Please check out our project ideas and mentors spanning serverless, build tooling, frontend/UIs, systems programming, web assembly, and more. Furthermore, if you have an idea of your own, we would love to hear it: Typelevel members have a wide range of interests and a special fondness for building “at the cutting edge of some incredibly bizarre stuff.”
We look forward to welcoming you to the Typelevel community and we hope that participating in this program will be the beginning of your open source journey. Applications open on March 16! Until then, get started by watching our intro presentation and making your first contribution.
Congratulations to our GSoC contributors last year:
- Rahul upgraded several FS2 APIs to use non-blocking, polling-based I/O, including datagram sockets and native processes on both the JVM and native platforms. This improves their performance and semantics.

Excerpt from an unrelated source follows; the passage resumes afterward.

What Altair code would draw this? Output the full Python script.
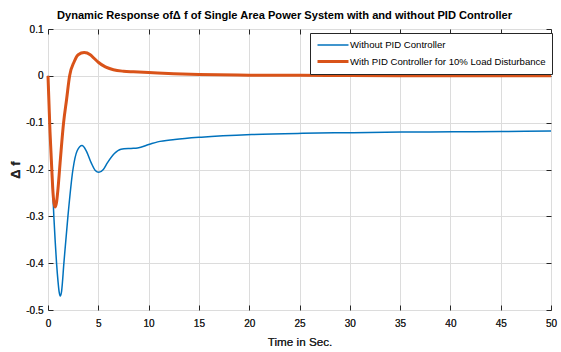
import altair as alt
import pandas as pd

# Without PID controller (blue)
t_blue = [0, 0.1, 0.2, 0.3, 0.38, 0.48, 0.58, 0.72, 0.85, 1.0, 1.1, 1.22, 1.35, 1.58, 1.98, 2.48,
          2.9, 3.38, 3.8, 4.3, 4.7, 5.05, 5.5, 5.9, 6.6, 7.25, 8.25, 8.9, 10.1, 10.9, 12.6, 15.25,
          20.25, 25.3, 30.3, 35.3, 40.3, 45.0, 50.0]
v_blue = [0, -0.06, -0.12, -0.165, -0.2, -0.25, -0.3, -0.355, -0.4, -0.44, -0.46, -0.47, -0.46, -0.4, -0.3, -0.2,
          -0.16, -0.149, -0.16, -0.186, -0.202, -0.206, -0.2, -0.186, -0.166, -0.157, -0.155, -0.154, -0.146, -0.141, -0.136, -0.131,
          -0.1255, -0.1228, -0.1213, -0.12, -0.1195, -0.1188, -0.118]

# With PID controller (orange)
t_or = [0, 0.1, 0.2, 0.3, 0.4, 0.5, 0.6, 0.72, 0.85, 1.0, 1.15, 1.3, 1.55, 1.85, 2.15, 2.6, 3.0, 3.6,
        4.2, 4.6, 5.0, 5.7, 6.5, 7.5, 8.5, 10.0, 12.5, 15.0, 20.0, 25.0, 30.0, 40.0, 50.0]
v_or = [0, -0.06, -0.12, -0.165, -0.21, -0.25, -0.272, -0.28, -0.27, -0.24, -0.2, -0.16, -0.1, -0.05, 0.0, 0.03, 0.045, 0.0496,
        0.045, 0.037, 0.029, 0.019, 0.013, 0.0098, 0.0085, 0.007, 0.0045, 0.003, 0.0015, 0.001, 0.0005, 0.0002, 0.0]

names = ["Without PID Controller", "With PID Controller for 10% Load Disturbance"]
colors = ["#0072BD", "#D95319"]
widths = [1.5, 3.0]

x_ticks = [0, 5, 10, 15, 20, 25, 30, 35, 40, 45, 50]
y_ticks = [0.1, 0, -0.1, -0.2, -0.3, -0.4, -0.5]

df_b = pd.DataFrame({"t": t_blue, "v": v_blue, "s": names[0]})
df_o = pd.DataFrame({"t": t_or, "v": v_or, "s": names[1]})

FONT = "Liberation Sans"
TXT = "#262626"
GRID = "#dcdcdc"

xscale = alt.Scale(domain=[0, 50], nice=False)
yscale = alt.Scale(domain=[-0.5, 0.1], nice=False)

xenc = alt.X("t:Q", scale=xscale,
             axis=alt.Axis(values=x_ticks, title="Time in Sec.", grid=True, ticks=False, orient="bottom",
                           domain=False, labelPadding=8, titlePadding=8, labelFontSize=10,
                           titleFontSize=11.7, labelColor=TXT, titleColor=TXT, labelFont=FONT,
                           titleFont=FONT, titleFontWeight=400,
                           gridColor=GRID, labelFlush=False))
yenc = alt.Y("v:Q", scale=yscale,
             axis=alt.Axis(values=y_ticks, title="Δ f", grid=True, ticks=False, domain=False, orient="left",
                           labelPadding=5, titlePadding=3, labelFontSize=10, titleFontSize=13,
                           labelColor=TXT, titleColor=TXT, labelFont=FONT, titleFont=FONT,
                           titleFontWeight="bold", gridColor=GRID,
                           labelExpr="datum.value == 0 ? '0' : (datum.value < 0 ? '-' : '') + format(abs(datum.value), '.1f')"))

color = alt.Color("s:N", scale=alt.Scale(domain=names, range=colors),
                  legend=alt.Legend(title=None, orient="none", legendX=262, legendY=4,
                                    symbolType="M-1,0H5.2", symbolSize=100, labelFontSize=9.6,
                                    labelFont=FONT, labelColor="#000", labelLimit=400,
                                    strokeColor="#262626", fillColor="white", padding=6,
                                    rowPadding=5, symbolStrokeWidth=2.5, labelOffset=21,
                                    symbolFillColor="transparent"))
sw = alt.StrokeWidth("s:N", scale=alt.Scale(domain=names, range=widths), legend=None)

blue = alt.Chart(df_b).mark_line(interpolate="monotone").encode(x=xenc, y=yenc, color=color, strokeWidth=sw)
orange = alt.Chart(df_o).mark_line(interpolate="monotone").encode(x=xenc, y=yenc, color=color, strokeWidth=sw)


def tick_layer(xorient, yorient):
    return alt.Chart(df_b).mark_line(strokeOpacity=0).encode(
        x=alt.X("t:Q", scale=xscale,
                axis=alt.Axis(values=x_ticks, orient=xorient, labels=False, grid=False, domain=False,
                              ticks=True, tickSize=5, tickColor=TXT, offset=-5, title=None)),
        y=alt.Y("v:Q", scale=yscale,
                axis=alt.Axis(values=y_ticks, orient=yorient, labels=False, grid=False, domain=False,
                              ticks=True, tickSize=5, tickColor=TXT, offset=-5, title=None)),
    )


chart = alt.layer(blue, orange, tick_layer("top", "right"), tick_layer("bottom", "left")).resolve_axis(
    x="independent", y="independent"
).properties(
    width=503, height=281,
    title=alt.TitleParams("Dynamic Response ofΔ f of Single Area Power System with and without PID Controller",
                          font=FONT, fontSize=11.1, fontWeight="bold", color="#000", anchor="middle",
                          offset=3, dx=-15),
    padding={"left": 48, "top": 29, "right": 10, "bottom": 42},
    autosize=alt.AutoSizeParams(type="none"),
).configure_view(stroke=TXT, strokeWidth=1)

chart.save("out.html", embed_options={"renderer": "svg", "actions": False})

- Shrey worked on an ambitious project to implement a machine learning inference runtime with Cats Effect on Scala Native. This makes it possible to serve ML models alongside web services without compromising latency.
They were joined by a contributor outside of the official GSoC program:
- Jay developed a new API for log4cats based on a proposal by Olivier Mélois. It encodes the interface as a single abstract method to enhance usability and extensibility while maintaining compatibility with the original API.
Our summer culminated in a virtual meetup where each of them gave a lightning talk about their project. Thank you to everyone in our community who showed up for our contributors, especially our mentors Arman Bilge, Antonio Jimenez, Morgen Peschke, Michael Pilquist, and Andrew Valencik.
Finally, we are making a broad call for any and all new contributors. Even if you are not eligible to participate in GSoC, you are always welcome to join the Typelevel community and contribute to our projects!